All three pillars are aimed to ensure that the Arab region can tackle the current crisis it is facing. It is a region which has been stagnating economically in comparison to others. It is struck with strife and growing fragmentation that has ensured that refugees from Arab countries amount to nearly 53 percent of the total global refugee population, and is tightly controlled by repressive, totalitarian monarchies and regimes that have allowed external forces to determine the fates of over 350 million people. The ambitious aim of the report, and the general arguments it took, have drawn conflicting criticisms from different quarters within the Arab sphere. The report has either been charged for being too Islamic due to the reliance on terminologies such as “Arab-Islamic civilization” or for being too secularized in its call on a particular type of governance.
Yet the criticisms, as valid as they are, signify that the key aim of the report has been reached: to generate thought and discussion on what Arab integration is, what it could look like, and how can it be implemented.
As Khalaf noted in her introduction of the report:
These are the messages of the report, which makes no claim to be perfect or infallible. Its main objective is to start a frank dialogue among Arabs on the status quo, the best strategy for moving beyond it and how comprehensive Arab integration could fulfill the aspirations of the peoples.
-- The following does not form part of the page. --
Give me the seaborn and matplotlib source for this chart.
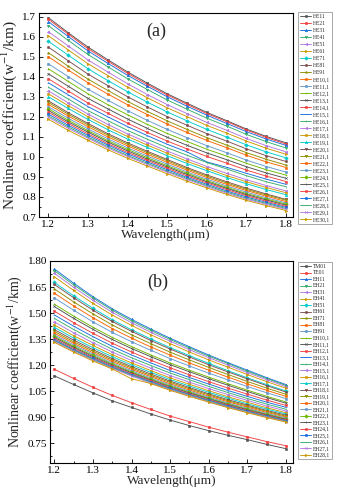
import matplotlib
matplotlib.use("Agg")
import matplotlib.pyplot as plt
from matplotlib.ticker import MultipleLocator, FormatStrFormatter
import seaborn as sns
import pandas as pd

# ---------------- data ----------------
wavelength = [1.20, 1.25, 1.30, 1.35, 1.40, 1.45, 1.50, 1.55, 1.60, 1.65, 1.70, 1.75, 1.80]

labels_a = ["HE11", "HE21", "HE31", "HE41", "HE51", "HE61", "HE71", "HE81", "HE91", "HE10,1",
            "HE11,1", "HE12,1", "HE13,1", "HE14,1", "HE15,1", "HE16,1", "HE17,1", "HE18,1", "HE19,1", "HE20,1",
            "HE21,1", "HE22,1", "HE23,1", "HE24,1", "HE25,1", "HE26,1", "HE27,1", "HE28,1", "HE29,1", "HE30,1"]

a01 = [1.695, 1.620, 1.548, 1.485, 1.424, 1.368, 1.315, 1.268, 1.222, 1.181, 1.139, 1.102, 1.070]
a02 = [1.687, 1.613, 1.540, 1.478, 1.417, 1.361, 1.309, 1.262, 1.216, 1.176, 1.134, 1.097, 1.064]
a03 = [1.675, 1.601, 1.529, 1.467, 1.407, 1.352, 1.300, 1.253, 1.208, 1.167, 1.126, 1.089, 1.057]
a04 = [1.655, 1.582, 1.511, 1.450, 1.390, 1.336, 1.284, 1.238, 1.193, 1.154, 1.112, 1.076, 1.044]
a05 = [1.625, 1.554, 1.484, 1.424, 1.365, 1.311, 1.261, 1.216, 1.172, 1.133, 1.092, 1.056, 1.025]
a06 = [1.605, 1.534, 1.465, 1.406, 1.348, 1.295, 1.245, 1.201, 1.157, 1.119, 1.079, 1.043, 1.013]
a07 = [1.577, 1.508, 1.440, 1.381, 1.325, 1.273, 1.224, 1.180, 1.137, 1.099, 1.060, 1.025, 0.995]
a08 = [1.548, 1.480, 1.413, 1.356, 1.300, 1.249, 1.201, 1.158, 1.116, 1.079, 1.040, 1.006, 0.977]
a09 = [1.520, 1.453, 1.388, 1.332, 1.277, 1.227, 1.180, 1.137, 1.096, 1.059, 1.021, 0.988, 0.959]
a10 = [1.500, 1.434, 1.370, 1.314, 1.260, 1.211, 1.164, 1.122, 1.082, 1.046, 1.008, 0.975, 0.947]
a11 = [1.465, 1.401, 1.338, 1.283, 1.231, 1.182, 1.137, 1.096, 1.056, 1.021, 0.984, 0.952, 0.924]
a12 = [1.440, 1.377, 1.315, 1.261, 1.210, 1.162, 1.117, 1.077, 1.038, 1.004, 0.968, 0.936, 0.909]
a13 = [1.415, 1.353, 1.292, 1.240, 1.189, 1.142, 1.098, 1.058, 1.020, 0.986, 0.951, 0.920, 0.893]
a14 = [1.390, 1.329, 1.269, 1.218, 1.168, 1.122, 1.079, 1.040, 1.002, 0.969, 0.934, 0.904, 0.877]
a15 = [1.370, 1.310, 1.251, 1.200, 1.151, 1.106, 1.063, 1.025, 0.975, 0.948, 0.918, 0.889, 0.863]
a16 = [1.348, 1.289, 1.231, 1.181, 1.132, 1.088, 1.046, 1.008, 0.972, 0.940, 0.906, 0.876, 0.851]
a17 = [1.330, 1.270, 1.214, 1.162, 1.115, 1.071, 1.029, 0.990, 0.952, 0.918, 0.886, 0.857, 0.830]
a18 = [1.315, 1.256, 1.201, 1.149, 1.102, 1.059, 1.018, 0.978, 0.942, 0.907, 0.876, 0.847, 0.821]
a19 = [1.300, 1.242, 1.187, 1.136, 1.089, 1.047, 1.006, 0.967, 0.931, 0.897, 0.866, 0.837, 0.811]
a20 = [1.280, 1.221, 1.167, 1.116, 1.070, 1.028, 0.987, 0.947, 0.910, 0.876, 0.844, 0.815, 0.788]
a21 = [1.272, 1.213, 1.160, 1.109, 1.063, 1.021, 0.981, 0.941, 0.904, 0.870, 0.838, 0.810, 0.784]
a22 = [1.262, 1.204, 1.151, 1.100, 1.055, 1.013, 0.973, 0.934, 0.897, 0.863, 0.832, 0.804, 0.777]
a23 = [1.250, 1.193, 1.140, 1.090, 1.045, 1.004, 0.964, 0.925, 0.889, 0.855, 0.824, 0.796, 0.770]
a24 = [1.240, 1.183, 1.131, 1.081, 1.037, 0.996, 0.956, 0.918, 0.882, 0.848, 0.817, 0.790, 0.764]
a25 = [1.232, 1.175, 1.124, 1.074, 1.030, 0.989, 0.950, 0.912, 0.876, 0.843, 0.812, 0.785, 0.759]
a26 = [1.223, 1.167, 1.115, 1.066, 1.022, 0.982, 0.943, 0.905, 0.870, 0.837, 0.806, 0.779, 0.753]
a27 = [1.214, 1.158, 1.107, 1.059, 1.015, 0.975, 0.936, 0.898, 0.863, 0.830, 0.800, 0.773, 0.748]
a28 = [1.205, 1.150, 1.099, 1.051, 1.007, 0.968, 0.929, 0.892, 0.857, 0.824, 0.794, 0.768, 0.742]
a29 = [1.198, 1.143, 1.093, 1.045, 1.002, 0.962, 0.924, 0.887, 0.852, 0.819, 0.789, 0.763, 0.738]
a30 = [1.188, 1.133, 1.083, 1.036, 0.993, 0.954, 0.916, 0.879, 0.845, 0.813, 0.783, 0.757, 0.732]

labels_b = ["TM01", "TE01", "EH11", "EH21", "EH31", "EH41", "EH51", "EH61", "EH71", "EH81",
            "EH91", "EH10,1", "EH11,1", "EH12,1", "EH13,1", "EH14,1", "EH15,1", "EH16,1", "EH17,1", "EH18,1",
            "EH19,1", "EH20,1", "EH21,1", "EH22,1", "EH23,1", "EH24,1", "EH25,1", "EH26,1", "EH27,1", "EH28,1"]

b01 = [1.139, 1.089, 1.041, 0.995, 0.957, 0.919, 0.884, 0.852, 0.823, 0.796, 0.771, 0.744, 0.719]
b02 = [1.177, 1.124, 1.073, 1.026, 0.984, 0.945, 0.907, 0.875, 0.843, 0.814, 0.787, 0.760, 0.736]
b03 = [1.755, 1.673, 1.595, 1.525, 1.464, 1.408, 1.355, 1.306, 1.258, 1.214, 1.171, 1.128, 1.088]
b04 = [1.745, 1.663, 1.587, 1.517, 1.456, 1.400, 1.348, 1.299, 1.252, 1.209, 1.165, 1.123, 1.083]
b05 = [1.730, 1.649, 1.574, 1.505, 1.445, 1.389, 1.338, 1.289, 1.243, 1.200, 1.157, 1.116, 1.076]
b06 = [1.710, 1.631, 1.556, 1.489, 1.429, 1.375, 1.324, 1.276, 1.230, 1.188, 1.146, 1.105, 1.067]
b07 = [1.677, 1.600, 1.528, 1.462, 1.404, 1.351, 1.301, 1.255, 1.210, 1.168, 1.127, 1.088, 1.051]
b08 = [1.665, 1.589, 1.517, 1.452, 1.395, 1.342, 1.293, 1.247, 1.202, 1.161, 1.121, 1.082, 1.045]
b09 = [1.640, 1.565, 1.496, 1.432, 1.375, 1.324, 1.275, 1.230, 1.187, 1.146, 1.106, 1.068, 1.032]
b10 = [1.615, 1.542, 1.474, 1.411, 1.356, 1.305, 1.258, 1.213, 1.171, 1.131, 1.092, 1.055, 1.020]
b11 = [1.588, 1.517, 1.450, 1.389, 1.335, 1.286, 1.238, 1.195, 1.154, 1.115, 1.077, 1.041, 1.007]
b12 = [1.552, 1.483, 1.419, 1.360, 1.307, 1.259, 1.213, 1.171, 1.131, 1.093, 1.056, 1.021, 0.988]
b13 = [1.538, 1.470, 1.407, 1.348, 1.296, 1.249, 1.203, 1.162, 1.122, 1.084, 1.048, 1.013, 0.981]
b14 = [1.512, 1.445, 1.384, 1.327, 1.276, 1.229, 1.185, 1.144, 1.105, 1.068, 1.033, 0.999, 0.968]
b15 = [1.490, 1.425, 1.365, 1.309, 1.259, 1.213, 1.169, 1.129, 1.091, 1.054, 1.020, 0.987, 0.957]
b16 = [1.470, 1.406, 1.347, 1.292, 1.243, 1.198, 1.155, 1.116, 1.078, 1.042, 1.008, 0.976, 0.946]
b17 = [1.450, 1.387, 1.330, 1.276, 1.227, 1.183, 1.140, 1.102, 1.065, 1.030, 0.997, 0.965, 0.936]
b18 = [1.432, 1.370, 1.314, 1.261, 1.213, 1.169, 1.127, 1.090, 1.053, 1.018, 0.986, 0.955, 0.926]
b19 = [1.418, 1.357, 1.301, 1.249, 1.202, 1.159, 1.117, 1.080, 1.044, 1.010, 0.977, 0.947, 0.919]
b20 = [1.405, 1.345, 1.290, 1.238, 1.192, 1.149, 1.108, 1.071, 1.035, 1.001, 0.970, 0.939, 0.912]
b21 = [1.395, 1.335, 1.281, 1.230, 1.184, 1.141, 1.101, 1.064, 1.029, 0.995, 0.964, 0.934, 0.906]
b22 = [1.385, 1.326, 1.272, 1.222, 1.176, 1.134, 1.093, 1.057, 1.022, 0.989, 0.958, 0.928, 0.901]
b23 = [1.375, 1.317, 1.264, 1.213, 1.168, 1.126, 1.086, 1.050, 1.016, 0.982, 0.952, 0.922, 0.896]
b24 = [1.367, 1.309, 1.256, 1.207, 1.161, 1.120, 1.080, 1.045, 1.010, 0.977, 0.947, 0.918, 0.891]
b25 = [1.360, 1.303, 1.250, 1.201, 1.156, 1.115, 1.075, 1.040, 1.006, 0.973, 0.943, 0.914, 0.888]
b26 = [1.353, 1.296, 1.244, 1.195, 1.150, 1.110, 1.070, 1.035, 1.001, 0.968, 0.939, 0.910, 0.884]
b27 = [1.347, 1.290, 1.239, 1.190, 1.146, 1.105, 1.066, 1.031, 0.997, 0.965, 0.935, 0.906, 0.881]
b28 = [1.342, 1.286, 1.234, 1.186, 1.142, 1.101, 1.062, 1.027, 0.994, 0.961, 0.932, 0.904, 0.878]
b29 = [1.337, 1.281, 1.230, 1.182, 1.138, 1.097, 1.059, 1.024, 0.990, 0.958, 0.929, 0.901, 0.875]
b30 = [1.332, 1.276, 1.225, 1.178, 1.122, 1.094, 1.055, 1.020, 0.987, 0.955, 0.926, 0.898, 0.872]

series_a = [a01, a02, a03, a04, a05, a06, a07, a08, a09, a10, a11, a12, a13, a14, a15,
            a16, a17, a18, a19, a20, a21, a22, a23, a24, a25, a26, a27, a28, a29, a30]
series_b = [b01, b02, b03, b04, b05, b06, b07, b08, b09, b10, b11, b12, b13, b14, b15,
            b16, b17, b18, b19, b20, b21, b22, b23, b24, b25, b26, b27, b28, b29, b30]

# ---------------- style ----------------
palette = ["#515151", "#F14040", "#1A6FDF", "#37AD6B", "#B177DE", "#CC9900",
           "#00CBCC", "#7D4E4E", "#8E8E00", "#FB6501", "#6699CC", "#6FB802"]
markers = ["s", "o", "^", "v", "<", ">", "D", "h", "*", "s", "o", "+",
           "x", "s", "_", "|", "<", "s", "^", "v", "v", "s", "o", "D",
           "+", "s", "o", "_", "x", ">"]

sns.set_style("ticks")
plt.rcParams["font.family"] = ["Liberation Serif", "DejaVu Serif"]
plt.rcParams["mathtext.fontset"] = "stix"

fig = plt.figure(figsize=(3.42, 4.94), dpi=100)
ax_a = fig.add_axes([0.114, 0.5607, 0.743, 0.413])
ax_b = fig.add_axes([0.146, 0.0628, 0.711, 0.4089])


def draw(ax, labels, series):
    for i, (lab, vals) in enumerate(zip(labels, series)):
        df = pd.DataFrame({"x": wavelength, "y": vals})
        c = palette[i % len(palette)]
        sns.lineplot(data=df, x="x", y="y", ax=ax, color=c, linewidth=0.65,
                     marker=markers[i], markersize=1.8, markeredgewidth=0.4,
                     markeredgecolor=c, markerfacecolor=c, label=lab)


draw(ax_a, labels_a, series_a)
draw(ax_b, labels_b, series_b)

for ax in (ax_a, ax_b):
    for sp in ax.spines.values():
        sp.set_linewidth(0.8)
        sp.set_color("black")
    ax.tick_params(which="both", direction="in", top=False, right=False,
                   labelsize=8, width=0.6, colors="black", pad=2)
    ax.tick_params(which="major", length=3)
    ax.tick_params(which="minor", length=1.6)
    ax.xaxis.set_major_locator(MultipleLocator(0.1))
    ax.xaxis.set_minor_locator(MultipleLocator(0.05))
    ax.xaxis.set_major_formatter(FormatStrFormatter("%.1f"))
    ax.set_xlabel("Wavelength(μm)", fontsize=9.5, labelpad=0)

ax_a.set_ylabel("Nonlinear coefficient(w$^{-1}$/km)", fontsize=11)
ax_a.yaxis.set_label_coords(-0.078, 0.5)
ax_b.set_ylabel("Nonlinear coefficient(w$^{-1}$/km)", fontsize=10)
ax_b.yaxis.set_label_coords(-0.105, 0.5)

ax_a.set_xlim(1.1765, 1.8177)
ax_a.set_ylim(0.70, 1.718)
ax_a.yaxis.set_major_locator(MultipleLocator(0.1))
ax_a.yaxis.set_minor_locator(MultipleLocator(0.05))
ax_a.yaxis.set_major_formatter(FormatStrFormatter("%.1f"))

ax_b.set_xlim(1.189, 1.818)
ax_b.set_ylim(0.637, 1.80)
ax_b.yaxis.set_major_locator(MultipleLocator(0.15))
ax_b.yaxis.set_minor_locator(MultipleLocator(0.075))
ax_b.yaxis.set_major_formatter(FormatStrFormatter("%.2f"))

ax_a.text(0.46, 0.91, "(a)", transform=ax_a.transAxes, fontsize=13, ha="center", va="center")
ax_b.text(0.444, 0.896, "(b)", transform=ax_b.transAxes, fontsize=13, ha="center", va="center")

for ax, top, spacing in ((ax_a, 1 - 12 / 494, 0.36), (ax_b, 1 - 262 / 494, 0.27)):
    leg = ax.legend(loc="upper left", bbox_to_anchor=(298 / 342, top),
                    bbox_transform=fig.transFigure, fontsize=4, frameon=True,
                    fancybox=False, borderpad=0.35, labelspacing=spacing,
                    handlelength=2.0, handletextpad=0.3, borderaxespad=0)
    leg.get_frame().set_edgecolor("#808080")
    leg.get_frame().set_linewidth(0.6)

fig.savefig("out.png", dpi=100)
Tunisia was symbolically and aptly chosen as the place to launch the report due to it being the first country in which the Arab uprisings sprung forth, and where the most change is occurring. According to officials in ESCWA, promotion of the report through discussions and events will occur in Lebanon, Jordan, and perhaps Egypt and elsewhere.
The report is an important milestone, occurring at an interesting era in which the larger public is more adamant about having a voice about the course of their destiny.
While ESCWA’s report has certain imperfections, and not ones that Israel would desperately like others to believe, it presents a golden opportunity for politicians, intellectuals, civilians, and the rest to rekindle their imagination of a unified region.
Ultimately, if integration does happen it would be a force to be reckoned with in the international arena, challenging and restructuring the status quo that has been dominating the region for decades and benefiting the interests of a few. It is a pathway that Zionists and others are surely dreading, especially when they are faced with an unified front committed to the interests of those who matter most in the region – the people – and not the many foreign interests and local elites.
The authors of the report seemed to be well aware of this. In the final paragraph of the executive summary they wrote:
“Arab integration, as set out in this report, would mean the progressive and voluntary unification of the people in the region into an independent entity capable of achieving human development and competing effectively with other regional groups. The road to that destination would be marked out by successive forms of regional integration, which would pave the way. It would undoubtedly be built on the ruins of the current path, which has left the Arab people disillusioned, alienated and angry. Completing that historic shift will enable Arabs to say, with assurance and pride, that they have regained their rightful place in the world, and know how to hold it; that no task of development is too great for a community of empowered regional citizens; and that future generations will be all the stronger for inheriting Arab unity.”